### Given problem:
Repeat, exactly and in full, the lines of the listing below, but without any pictures.
§ §
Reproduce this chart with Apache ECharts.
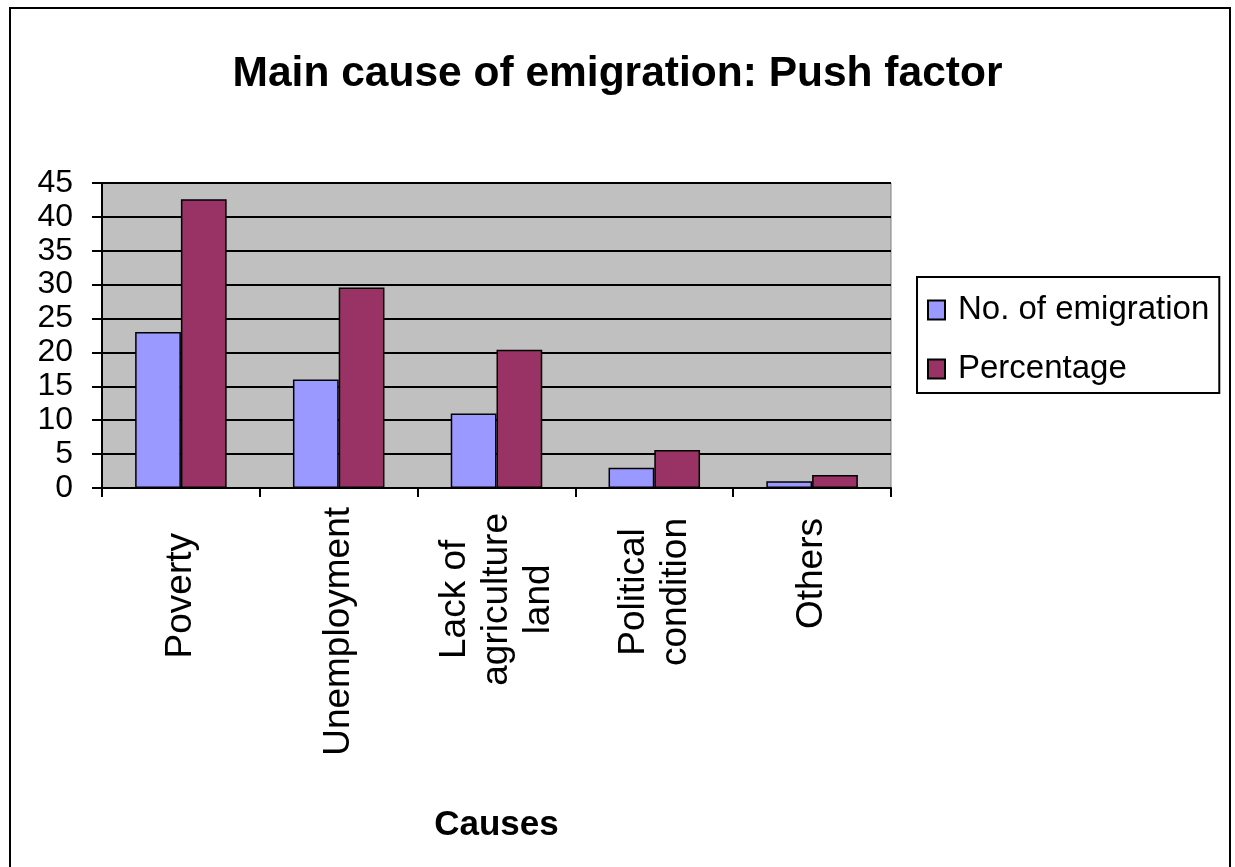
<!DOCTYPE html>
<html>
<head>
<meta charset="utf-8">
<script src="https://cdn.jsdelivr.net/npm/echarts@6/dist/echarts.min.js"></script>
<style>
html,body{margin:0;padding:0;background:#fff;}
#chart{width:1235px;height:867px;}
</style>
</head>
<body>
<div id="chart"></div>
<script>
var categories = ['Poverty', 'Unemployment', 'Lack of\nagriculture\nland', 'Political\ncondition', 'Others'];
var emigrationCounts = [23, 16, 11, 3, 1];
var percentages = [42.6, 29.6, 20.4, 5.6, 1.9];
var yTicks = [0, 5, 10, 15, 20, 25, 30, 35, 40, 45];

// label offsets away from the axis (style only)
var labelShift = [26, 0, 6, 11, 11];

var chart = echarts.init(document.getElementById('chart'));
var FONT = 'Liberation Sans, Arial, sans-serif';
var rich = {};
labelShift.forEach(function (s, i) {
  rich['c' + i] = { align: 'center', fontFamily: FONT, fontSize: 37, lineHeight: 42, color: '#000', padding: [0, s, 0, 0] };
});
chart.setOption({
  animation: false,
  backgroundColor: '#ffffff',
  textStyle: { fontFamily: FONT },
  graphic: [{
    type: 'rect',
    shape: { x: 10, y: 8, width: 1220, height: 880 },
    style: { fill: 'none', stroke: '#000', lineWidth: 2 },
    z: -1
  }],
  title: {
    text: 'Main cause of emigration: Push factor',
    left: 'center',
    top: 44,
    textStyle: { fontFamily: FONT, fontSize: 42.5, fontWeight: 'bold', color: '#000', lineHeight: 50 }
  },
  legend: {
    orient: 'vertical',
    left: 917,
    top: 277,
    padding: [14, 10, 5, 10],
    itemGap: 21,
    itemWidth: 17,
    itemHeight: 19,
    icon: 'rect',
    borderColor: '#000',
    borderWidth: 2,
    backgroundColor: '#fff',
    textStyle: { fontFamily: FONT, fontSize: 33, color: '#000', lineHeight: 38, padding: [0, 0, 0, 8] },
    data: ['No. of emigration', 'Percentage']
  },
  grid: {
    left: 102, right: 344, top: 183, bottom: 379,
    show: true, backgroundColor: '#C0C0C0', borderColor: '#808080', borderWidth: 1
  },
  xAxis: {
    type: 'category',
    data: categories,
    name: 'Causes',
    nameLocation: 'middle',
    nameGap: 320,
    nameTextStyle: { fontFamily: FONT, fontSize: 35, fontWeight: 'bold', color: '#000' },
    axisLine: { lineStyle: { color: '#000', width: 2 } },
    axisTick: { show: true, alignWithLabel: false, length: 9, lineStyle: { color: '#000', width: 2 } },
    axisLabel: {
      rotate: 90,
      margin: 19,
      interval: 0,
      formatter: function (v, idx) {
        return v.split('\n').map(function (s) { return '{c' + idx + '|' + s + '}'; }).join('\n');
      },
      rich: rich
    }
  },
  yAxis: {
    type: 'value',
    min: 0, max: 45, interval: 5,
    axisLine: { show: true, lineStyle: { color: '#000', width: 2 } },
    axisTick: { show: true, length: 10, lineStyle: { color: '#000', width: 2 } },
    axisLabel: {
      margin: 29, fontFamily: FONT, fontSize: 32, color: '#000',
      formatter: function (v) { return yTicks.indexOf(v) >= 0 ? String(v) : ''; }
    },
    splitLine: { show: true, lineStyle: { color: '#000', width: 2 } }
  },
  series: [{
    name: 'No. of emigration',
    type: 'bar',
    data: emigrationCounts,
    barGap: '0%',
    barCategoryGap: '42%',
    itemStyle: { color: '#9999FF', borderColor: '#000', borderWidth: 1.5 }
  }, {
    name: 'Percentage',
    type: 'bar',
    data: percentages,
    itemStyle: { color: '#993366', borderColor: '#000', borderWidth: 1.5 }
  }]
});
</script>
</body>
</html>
§ §
### Task output:
Reproduce this chart with Apache ECharts.
<!DOCTYPE html>
<html>
<head>
<meta charset="utf-8">
<script src="https://cdn.jsdelivr.net/npm/echarts@6/dist/echarts.min.js"></script>
<style>
html,body{margin:0;padding:0;background:#fff;}
#chart{width:1235px;height:867px;}
</style>
</head>
<body>
<div id="chart"></div>
<script>
var categories = ['Poverty', 'Unemployment', 'Lack of\nagriculture\nland', 'Political\ncondition', 'Others'];
var emigrationCounts = [23, 16, 11, 3, 1];
var percentages = [42.6, 29.6, 20.4, 5.6, 1.9];
var yTicks = [0, 5, 10, 15, 20, 25, 30, 35, 40, 45];

// label offsets away from the axis (style only)
var labelShift = [26, 0, 6, 11, 11];

var chart = echarts.init(document.getElementById('chart'));
var FONT = 'Liberation Sans, Arial, sans-serif';
var rich = {};
labelShift.forEach(function (s, i) {
  rich['c' + i] = { align: 'center', fontFamily: FONT, fontSize: 37, lineHeight: 42, color: '#000', padding: [0, s, 0, 0] };
});
chart.setOption({
  animation: false,
  backgroundColor: '#ffffff',
  textStyle: { fontFamily: FONT },
  graphic: [{
    type: 'rect',
    shape: { x: 10, y: 8, width: 1220, height: 880 },
    style: { fill: 'none', stroke: '#000', lineWidth: 2 },
    z: -1
  }],
  title: {
    text: 'Main cause of emigration: Push factor',
    left: 'center',
    top: 44,
    textStyle: { fontFamily: FONT, fontSize: 42.5, fontWeight: 'bold', color: '#000', lineHeight: 50 }
  },
  legend: {
    orient: 'vertical',
    left: 917,
    top: 277,
    padding: [14, 10, 5, 10],
    itemGap: 21,
    itemWidth: 17,
    itemHeight: 19,
    icon: 'rect',
    borderColor: '#000',
    borderWidth: 2,
    backgroundColor: '#fff',
    textStyle: { fontFamily: FONT, fontSize: 33, color: '#000', lineHeight: 38, padding: [0, 0, 0, 8] },
    data: ['No. of emigration', 'Percentage']
  },
  grid: {
    left: 102, right: 344, top: 183, bottom: 379,
    show: true, backgroundColor: '#C0C0C0', borderColor: '#808080', borderWidth: 1
  },
  xAxis: {
    type: 'category',
    data: categories,
    name: 'Causes',
    nameLocation: 'middle',
    nameGap: 320,
    nameTextStyle: { fontFamily: FONT, fontSize: 35, fontWeight: 'bold', color: '#000' },
    axisLine: { lineStyle: { color: '#000', width: 2 } },
    axisTick: { show: true, alignWithLabel: false, length: 9, lineStyle: { color: '#000', width: 2 } },
    axisLabel: {
      rotate: 90,
      margin: 19,
      interval: 0,
      formatter: function (v, idx) {
        return v.split('\n').map(function (s) { return '{c' + idx + '|' + s + '}'; }).join('\n');
      },
      rich: rich
    }
  },
  yAxis: {
    type: 'value',
    min: 0, max: 45, interval: 5,
    axisLine: { show: true, lineStyle: { color: '#000', width: 2 } },
    axisTick: { show: true, length: 10, lineStyle: { color: '#000', width: 2 } },
    axisLabel: {
      margin: 29, fontFamily: FONT, fontSize: 32, color: '#000',
      formatter: function (v) { return yTicks.indexOf(v) >= 0 ? String(v) : ''; }
    },
    splitLine: { show: true, lineStyle: { color: '#000', width: 2 } }
  },
  series: [{
    name: 'No. of emigration',
    type: 'bar',
    data: emigrationCounts,
    barGap: '0%',
    barCategoryGap: '42%',
    itemStyle: { color: '#9999FF', borderColor: '#000', borderWidth: 1.5 }
  }, {
    name: 'Percentage',
    type: 'bar',
    data: percentages,
    itemStyle: { color: '#993366', borderColor: '#000', borderWidth: 1.5 }
  }]
});
</script>
</body>
</html>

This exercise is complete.